Given instruction: Transcribe all of the data exactly. Omit the pictures.

Data lines:
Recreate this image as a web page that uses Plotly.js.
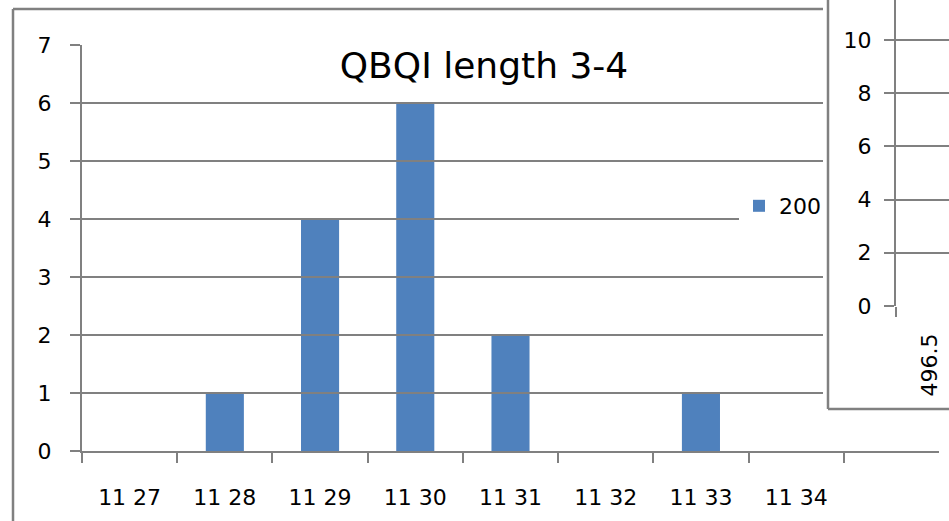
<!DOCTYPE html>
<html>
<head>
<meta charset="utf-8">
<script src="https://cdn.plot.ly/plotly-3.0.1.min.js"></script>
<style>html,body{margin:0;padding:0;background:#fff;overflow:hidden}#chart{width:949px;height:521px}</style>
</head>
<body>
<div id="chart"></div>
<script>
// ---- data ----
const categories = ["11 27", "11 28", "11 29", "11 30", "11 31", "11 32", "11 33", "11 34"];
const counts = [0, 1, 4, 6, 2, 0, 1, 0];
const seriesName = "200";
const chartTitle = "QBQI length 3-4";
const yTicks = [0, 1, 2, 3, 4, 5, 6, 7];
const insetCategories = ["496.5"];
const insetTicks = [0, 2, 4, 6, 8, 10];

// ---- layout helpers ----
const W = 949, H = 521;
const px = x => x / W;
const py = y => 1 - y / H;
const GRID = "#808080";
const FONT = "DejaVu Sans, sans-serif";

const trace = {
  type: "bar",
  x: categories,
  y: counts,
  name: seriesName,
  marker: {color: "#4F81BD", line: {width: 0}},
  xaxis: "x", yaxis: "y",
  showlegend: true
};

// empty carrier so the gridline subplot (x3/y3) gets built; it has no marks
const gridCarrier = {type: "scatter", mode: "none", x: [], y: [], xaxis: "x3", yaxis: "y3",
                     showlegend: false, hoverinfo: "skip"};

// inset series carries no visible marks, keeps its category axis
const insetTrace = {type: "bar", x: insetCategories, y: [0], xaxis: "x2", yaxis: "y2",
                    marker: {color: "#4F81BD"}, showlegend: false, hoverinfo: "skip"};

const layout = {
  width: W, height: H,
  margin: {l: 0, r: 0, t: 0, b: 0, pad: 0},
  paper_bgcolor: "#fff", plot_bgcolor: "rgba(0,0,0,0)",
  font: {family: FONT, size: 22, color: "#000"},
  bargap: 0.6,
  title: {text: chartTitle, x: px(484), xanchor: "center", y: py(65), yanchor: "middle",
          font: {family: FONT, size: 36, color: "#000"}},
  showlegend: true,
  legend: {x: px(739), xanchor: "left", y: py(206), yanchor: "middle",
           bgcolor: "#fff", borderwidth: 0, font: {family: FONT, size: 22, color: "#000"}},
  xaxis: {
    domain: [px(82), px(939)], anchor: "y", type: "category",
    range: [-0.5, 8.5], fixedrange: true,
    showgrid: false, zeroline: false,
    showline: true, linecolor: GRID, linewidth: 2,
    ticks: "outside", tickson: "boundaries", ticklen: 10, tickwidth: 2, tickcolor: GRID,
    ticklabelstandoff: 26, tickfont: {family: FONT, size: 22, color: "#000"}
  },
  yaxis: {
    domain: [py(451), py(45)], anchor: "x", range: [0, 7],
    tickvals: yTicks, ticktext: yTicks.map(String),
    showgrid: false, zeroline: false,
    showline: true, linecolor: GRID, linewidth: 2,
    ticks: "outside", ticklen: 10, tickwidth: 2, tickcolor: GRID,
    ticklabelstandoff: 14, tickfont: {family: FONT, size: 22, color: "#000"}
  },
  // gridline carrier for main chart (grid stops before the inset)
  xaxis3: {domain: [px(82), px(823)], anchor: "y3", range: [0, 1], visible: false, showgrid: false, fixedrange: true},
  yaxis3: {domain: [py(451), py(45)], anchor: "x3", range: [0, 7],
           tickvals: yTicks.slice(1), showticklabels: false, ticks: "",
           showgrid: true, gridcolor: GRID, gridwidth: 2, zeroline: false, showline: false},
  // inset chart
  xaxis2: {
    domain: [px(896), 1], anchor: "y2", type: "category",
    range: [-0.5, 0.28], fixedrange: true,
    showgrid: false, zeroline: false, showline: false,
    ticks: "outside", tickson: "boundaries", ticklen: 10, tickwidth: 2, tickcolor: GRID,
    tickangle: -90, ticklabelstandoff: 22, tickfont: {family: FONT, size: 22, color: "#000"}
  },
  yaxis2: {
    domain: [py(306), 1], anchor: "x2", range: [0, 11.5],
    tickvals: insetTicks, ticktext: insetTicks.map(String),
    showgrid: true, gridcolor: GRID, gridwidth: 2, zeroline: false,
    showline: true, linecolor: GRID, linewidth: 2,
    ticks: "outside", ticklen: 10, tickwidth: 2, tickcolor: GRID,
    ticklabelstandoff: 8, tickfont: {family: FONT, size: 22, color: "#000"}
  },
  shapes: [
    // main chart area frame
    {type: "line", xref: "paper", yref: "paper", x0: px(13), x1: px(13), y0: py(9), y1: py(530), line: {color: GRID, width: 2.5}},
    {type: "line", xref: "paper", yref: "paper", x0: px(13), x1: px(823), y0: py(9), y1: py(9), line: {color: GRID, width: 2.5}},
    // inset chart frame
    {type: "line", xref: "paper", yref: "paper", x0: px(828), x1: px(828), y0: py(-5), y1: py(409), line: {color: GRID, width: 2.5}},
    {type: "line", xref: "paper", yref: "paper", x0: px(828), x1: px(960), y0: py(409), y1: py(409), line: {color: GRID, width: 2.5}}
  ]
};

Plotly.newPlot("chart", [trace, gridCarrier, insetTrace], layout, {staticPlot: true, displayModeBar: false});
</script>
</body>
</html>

Response for this exercise:
Recreate this image as a web page that uses Plotly.js.
<!DOCTYPE html>
<html>
<head>
<meta charset="utf-8">
<script src="https://cdn.plot.ly/plotly-3.0.1.min.js"></script>
<style>html,body{margin:0;padding:0;background:#fff;overflow:hidden}#chart{width:949px;height:521px}</style>
</head>
<body>
<div id="chart"></div>
<script>
// ---- data ----
const categories = ["11 27", "11 28", "11 29", "11 30", "11 31", "11 32", "11 33", "11 34"];
const counts = [0, 1, 4, 6, 2, 0, 1, 0];
const seriesName = "200";
const chartTitle = "QBQI length 3-4";
const yTicks = [0, 1, 2, 3, 4, 5, 6, 7];
const insetCategories = ["496.5"];
const insetTicks = [0, 2, 4, 6, 8, 10];

// ---- layout helpers ----
const W = 949, H = 521;
const px = x => x / W;
const py = y => 1 - y / H;
const GRID = "#808080";
const FONT = "DejaVu Sans, sans-serif";

const trace = {
  type: "bar",
  x: categories,
  y: counts,
  name: seriesName,
  marker: {color: "#4F81BD", line: {width: 0}},
  xaxis: "x", yaxis: "y",
  showlegend: true
};

// empty carrier so the gridline subplot (x3/y3) gets built; it has no marks
const gridCarrier = {type: "scatter", mode: "none", x: [], y: [], xaxis: "x3", yaxis: "y3",
                     showlegend: false, hoverinfo: "skip"};

// inset series carries no visible marks, keeps its category axis
const insetTrace = {type: "bar", x: insetCategories, y: [0], xaxis: "x2", yaxis: "y2",
                    marker: {color: "#4F81BD"}, showlegend: false, hoverinfo: "skip"};

const layout = {
  width: W, height: H,
  margin: {l: 0, r: 0, t: 0, b: 0, pad: 0},
  paper_bgcolor: "#fff", plot_bgcolor: "rgba(0,0,0,0)",
  font: {family: FONT, size: 22, color: "#000"},
  bargap: 0.6,
  title: {text: chartTitle, x: px(484), xanchor: "center", y: py(65), yanchor: "middle",
          font: {family: FONT, size: 36, color: "#000"}},
  showlegend: true,
  legend: {x: px(739), xanchor: "left", y: py(206), yanchor: "middle",
           bgcolor: "#fff", borderwidth: 0, font: {family: FONT, size: 22, color: "#000"}},
  xaxis: {
    domain: [px(82), px(939)], anchor: "y", type: "category",
    range: [-0.5, 8.5], fixedrange: true,
    showgrid: false, zeroline: false,
    showline: true, linecolor: GRID, linewidth: 2,
    ticks: "outside", tickson: "boundaries", ticklen: 10, tickwidth: 2, tickcolor: GRID,
    ticklabelstandoff: 26, tickfont: {family: FONT, size: 22, color: "#000"}
  },
  yaxis: {
    domain: [py(451), py(45)], anchor: "x", range: [0, 7],
    tickvals: yTicks, ticktext: yTicks.map(String),
    showgrid: false, zeroline: false,
    showline: true, linecolor: GRID, linewidth: 2,
    ticks: "outside", ticklen: 10, tickwidth: 2, tickcolor: GRID,
    ticklabelstandoff: 14, tickfont: {family: FONT, size: 22, color: "#000"}
  },
  // gridline carrier for main chart (grid stops before the inset)
  xaxis3: {domain: [px(82), px(823)], anchor: "y3", range: [0, 1], visible: false, showgrid: false, fixedrange: true},
  yaxis3: {domain: [py(451), py(45)], anchor: "x3", range: [0, 7],
           tickvals: yTicks.slice(1), showticklabels: false, ticks: "",
           showgrid: true, gridcolor: GRID, gridwidth: 2, zeroline: false, showline: false},
  // inset chart
  xaxis2: {
    domain: [px(896), 1], anchor: "y2", type: "category",
    range: [-0.5, 0.28], fixedrange: true,
    showgrid: false, zeroline: false, showline: false,
    ticks: "outside", tickson: "boundaries", ticklen: 10, tickwidth: 2, tickcolor: GRID,
    tickangle: -90, ticklabelstandoff: 22, tickfont: {family: FONT, size: 22, color: "#000"}
  },
  yaxis2: {
    domain: [py(306), 1], anchor: "x2", range: [0, 11.5],
    tickvals: insetTicks, ticktext: insetTicks.map(String),
    showgrid: true, gridcolor: GRID, gridwidth: 2, zeroline: false,
    showline: true, linecolor: GRID, linewidth: 2,
    ticks: "outside", ticklen: 10, tickwidth: 2, tickcolor: GRID,
    ticklabelstandoff: 8, tickfont: {family: FONT, size: 22, color: "#000"}
  },
  shapes: [
    // main chart area frame
    {type: "line", xref: "paper", yref: "paper", x0: px(13), x1: px(13), y0: py(9), y1: py(530), line: {color: GRID, width: 2.5}},
    {type: "line", xref: "paper", yref: "paper", x0: px(13), x1: px(823), y0: py(9), y1: py(9), line: {color: GRID, width: 2.5}},
    // inset chart frame
    {type: "line", xref: "paper", yref: "paper", x0: px(828), x1: px(828), y0: py(-5), y1: py(409), line: {color: GRID, width: 2.5}},
    {type: "line", xref: "paper", yref: "paper", x0: px(828), x1: px(960), y0: py(409), y1: py(409), line: {color: GRID, width: 2.5}}
  ]
};

Plotly.newPlot("chart", [trace, gridCarrier, insetTrace], layout, {staticPlot: true, displayModeBar: false});
</script>
</body>
</html>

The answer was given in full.